JetBlue (NASDAQ: JBLU) has modified its proposal to acquire Spirit (NYSE: SAVE), taking into account feedback from shareholders in the company. JetBlue is also issuing an open letter detailing the benefits of its offer and how it is not misleading, unlike what Spirit says.
JetBlue continues to encourage Spirit shareholders to vote AGAINST Frontier's offer, as they find the offer inferior. JetBlue has engaged and consulted with shareholders and has reacted positively to its already superior offer. After discussion, JetBlue now offers more value and certainty.
The board made a decision that the shareholders' dividend will be $2.50 per share, which is to be given out as a cash right after they vote in favor of combining Spirit with JetBlue.
There is an enhanced $400 million reverse break-up fee for compensating Spirit if the transaction doesn't go through.
In an effort to protect shareholders from downside, the transaction will include an addition of a ticking fee mechanism, which would provide shareholders with a monthly prepayment of $0.10 per share between January 2023 and the consummation or termination of the transaction.

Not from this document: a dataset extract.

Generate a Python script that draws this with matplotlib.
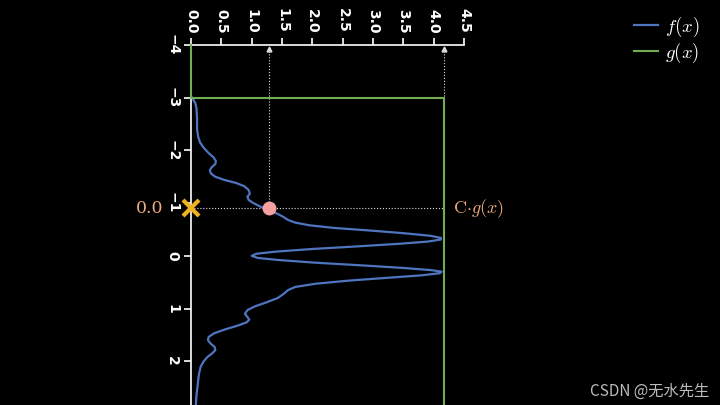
import matplotlib
matplotlib.use('Agg')
import matplotlib.pyplot as plt

# f(x): sample positions and density values
f_x = [-3.0, -2.9, -2.8, -2.6, -2.4, -2.25, -2.15, -2.05, -1.95, -1.87, -1.80,
       -1.74, -1.68, -1.62, -1.56, -1.50, -1.44, -1.38, -1.32, -1.25, -1.18,
       -1.12, -1.06, -1.00, -0.93, -0.87, -0.80, -0.74, -0.68, -0.63, -0.58,
       -0.53, -0.48, -0.43, -0.38, -0.34, -0.31, -0.27, -0.23, -0.18, -0.13,
       -0.08, -0.04, 0.0, 0.04, 0.08, 0.13, 0.18, 0.23, 0.27, 0.30, 0.33, 0.37,
       0.42, 0.47, 0.53, 0.59, 0.65, 0.72, 0.80, 0.88, 0.96, 1.03, 1.10, 1.16,
       1.21, 1.26, 1.32, 1.40, 1.47, 1.54, 1.60, 1.66, 1.73, 1.79, 1.85, 1.92,
       2.00, 2.10, 2.25, 2.45, 2.65, 2.83]
f_y = [0.02, 0.07, 0.09, 0.10, 0.10, 0.12, 0.15, 0.21, 0.29, 0.37, 0.41,
       0.40, 0.34, 0.31, 0.33, 0.40, 0.55, 0.75, 0.88, 0.95, 0.97,
       0.93, 0.95, 1.03, 1.15, 1.28, 1.42, 1.52, 1.60, 1.72, 1.95,
       2.35, 2.95, 3.50, 3.95, 4.12, 4.12, 3.90, 3.45, 2.75, 2.00,
       1.40, 1.08, 1.00, 1.10, 1.45, 2.05, 2.80, 3.50, 3.95, 4.13, 4.10, 3.80,
       3.20, 2.60, 2.05, 1.72, 1.60, 1.53, 1.43, 1.25, 1.05, 0.93, 0.89, 0.93,
       0.96, 0.92, 0.78, 0.55, 0.38, 0.29, 0.28, 0.32, 0.39, 0.40, 0.35, 0.27,
       0.21, 0.16, 0.13, 0.11, 0.09, 0.08]

# g(x): uniform proposal scaled by C
g_x = [-4.0, -3.0, -3.0, 2.83]
g_y = [0.0, 0.0, 4.17, 4.17]

sample_x = -0.9      # proposed sample
sample_u = 1.28      # f at the sample
cg_value = 4.17      # C*g at the sample

x_ticks = [-4, -3, -2, -1, 0, 1, 2]
d_ticks = [0.0, 0.5, 1.0, 1.5, 2.0, 2.5, 3.0, 3.5, 4.0, 4.5]

plt.rcParams['mathtext.fontset'] = 'cm'

fig = plt.figure(figsize=(7.2, 4.05), dpi=100, facecolor='black')
ax = fig.add_axes([191 / 720, 0.0, 273 / 720, 1 - 45 / 405])
ax.set_facecolor('black')

orange = '#eeaa7b'
blue = '#4f74c0'
green = '#72ad52'

ax.plot(f_y, f_x, color=blue, lw=1.6, label='$f(x)$', zorder=3)
ax.plot(g_y, g_x, color=green, lw=1.5, label='$g(x)$', zorder=3, clip_on=False)

# dotted guide lines
ax.plot([0, cg_value], [sample_x, sample_x], ls=':', color='#dddddd', lw=0.8, zorder=2)
for xv in [sample_u, cg_value]:
    ax.plot([xv, xv], [sample_x, -3.95], ls=':', color='#dddddd', lw=0.8, zorder=2)
    ax.plot([xv], [-3.93], marker='^', color='#dddddd', ms=3.5, zorder=2)

ax.plot([sample_u], [sample_x], 'o', color='#f4a0a0', ms=9, zorder=5)
ax.plot([0], [sample_x], 'x', color='#f2b21f', ms=11, mew=3, zorder=6, clip_on=False)

ax.text(-0.45, sample_x, '0.0', color=orange, fontsize=12.5, ha='right', va='center',
        family='DejaVu Serif')
ax.text(4.32, sample_x, r'$\mathrm{C}{\cdot}g(x)$', color=orange, fontsize=13,
        ha='left', va='center')

ax.set_xlim(0, 4.5)
ax.set_ylim(2.83, -4)
ax.xaxis.tick_top()
ax.set_xticks(d_ticks)
ax.set_xticklabels([f'{t:.1f}' for t in d_ticks], rotation=-90)
ax.set_yticks(x_ticks)
ax.set_yticklabels([f'{t}'.replace('-', '\u2212') for t in x_ticks], rotation=-90, va='center')
ax.tick_params(colors='white', labelsize=10, width=1.2, length=5)
for lab in ax.get_xticklabels() + ax.get_yticklabels():
    lab.set_fontweight('bold')
for side in ['right', 'bottom']:
    ax.spines[side].set_visible(False)
for side in ['left', 'top']:
    ax.spines[side].set_color('white')
    ax.spines[side].set_linewidth(1.2)

leg = fig.legend(loc='upper right', bbox_to_anchor=(0.995, 1.005), frameon=False,
                 fontsize=13.5, handlelength=1.25, handletextpad=0.4, labelspacing=0.1)
for t in leg.get_texts():
    t.set_color('white')

fig.text(0.985, 0.035, 'CSDN @无水先生', color='#bbbbbb', fontsize=11, ha='right',
         va='center', family=['Noto Sans CJK SC', 'DejaVu Sans'])

fig.savefig('out.png', dpi=100, facecolor='black')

Robin Hayes, Chief Executive Officer of JetBlue said:
Spirit’s entrenched Board continues to stand in the way of the most value creating opportunity available to Spirit shareholders. Time is running out for Spirit shareholders to maximize their investment. The facts are clear. Our proposal is superior. Vote AGAINST the Frontier transaction at Spirit’s special meeting on June 30.